GUITARISTE MASQUÉE
…
Elle navigue entre mystère et virtuosité. Son visage est toujours dissimulé derrière un masque blanc évoquant la Chine ou le Japon, et toutes les légendes du soleil levant. Que cache ce faciès nivéen et figé ? De son ovale lunaire n’émergent que deux zones de contraste. L’une habille de vermillon des lèvres à jamais immobiles, maquillées telles des vraies. L’autre, plus sombre, figure un regard perdu car invisible. Deux traits fins, aussi acérés et inquiétants que des flèches, surlignent les deux amandes découpées à même le masque, à l’ombre desquelles se terrent les yeux de l’artiste. On ne les verra jamais, cette dernière prenant bien soin de toujours incliner son visage inerte vers le bas. Comme si cela ne suffisait pas, une frange asiate, savamment dégradée, ajoute un rideau défensif supplémentaire. On l’aura compris, la jeune guitariste veut bien être connue mais pas reconnue.
Nacoco, le pseudonyme artistique qu’elle a choisi, a la consonance et la saveur de la noix de coco, en français comme en japonais, ou en anglais. Jeune autrice compositrice de 26 ans (elle est née le 3 juin 1998), cette guitariste coréenne est une autodidacte qui a perfectionné son art sur internet. Ayant appris à jouer de la guitare électrique grâce à des vidéos sur YouTube, elle y a ensuite exposé des reprises de chansons d’animation japonaises. Le succès tardant à venir, elle faillit tout arrêter jusqu’à ce que l’une de ses reprises mette le feu aux poudres. Depuis deux ans, elle publie au rythme effréné d’une mise en ligne tous les 5 à 6 jours. Elle s’est attaquée à différents styles musicaux, des Eagles à la K-Pop, en passant par Queen, Eric Clapton, Gary Moore ou les Red Hot Chili Peppers, mais son domaine de prédilection demeure le hard rock et le heavy metal. Les noms qui émaillent son répertoire en témoignent : Kiss, Metallica, Scorpions, Judas Priest, Iron Maiden, Motley Crue, Ozzy Osbourne, X Japan… Cela ne lui interdit pas pour autant les explorations hors piste.

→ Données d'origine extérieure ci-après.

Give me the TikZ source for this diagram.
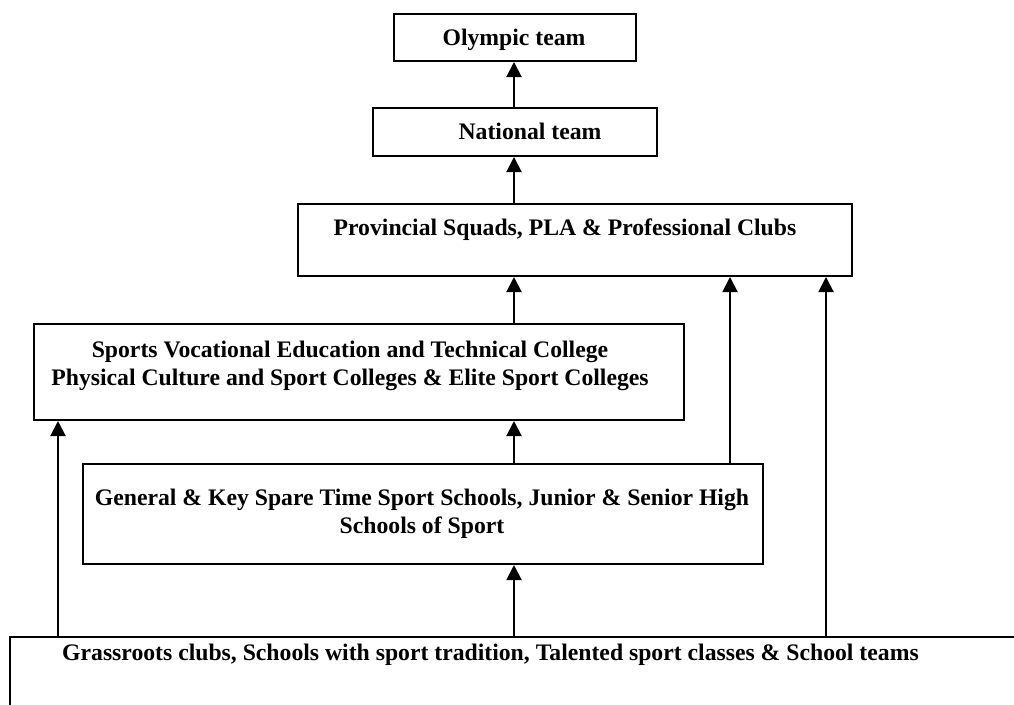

Les deux performances livrées dans les vidéos présentes illustrent parfaitement cette diversité. L’adaptation rock du fameux canon en ré majeur pour trois violons de Johann Pachelbel, compositeur et organiste allemand du dix-septième siècle, côtoie la reprise du très actuel tube k-pop de Rosé et Bruno Mars : APT ! À chaque fois, Nacoco livre une interprétation prouvant sa dextérité et son attractivité. Ses doigts virevoltent sur les cordes avec une efficacité redoutable, dans les aigus comme dans les graves. Elle multiplie les stimuli. La jeune virtuose s’y entend pour nous entrainer à regarder comment écouter. Elle juxtapose aussi les paradoxes, notamment celui d’une femme sans visage, qui masque toujours sa frimousse mais dévoile souvent son corps. Certaines vidéos la mettent en scène vêtue de sous-vêtements sexy très minimalistes, voire de maquillages peints à même le corps. Exhibitionnisme fragmenté ? Culture du buzz et course au nombre de vues sur internet ? Peut-être… Ou alors, comme beaucoup d’artistes, un désir profond de se livrer au maximum, tout en se préservant un minimum.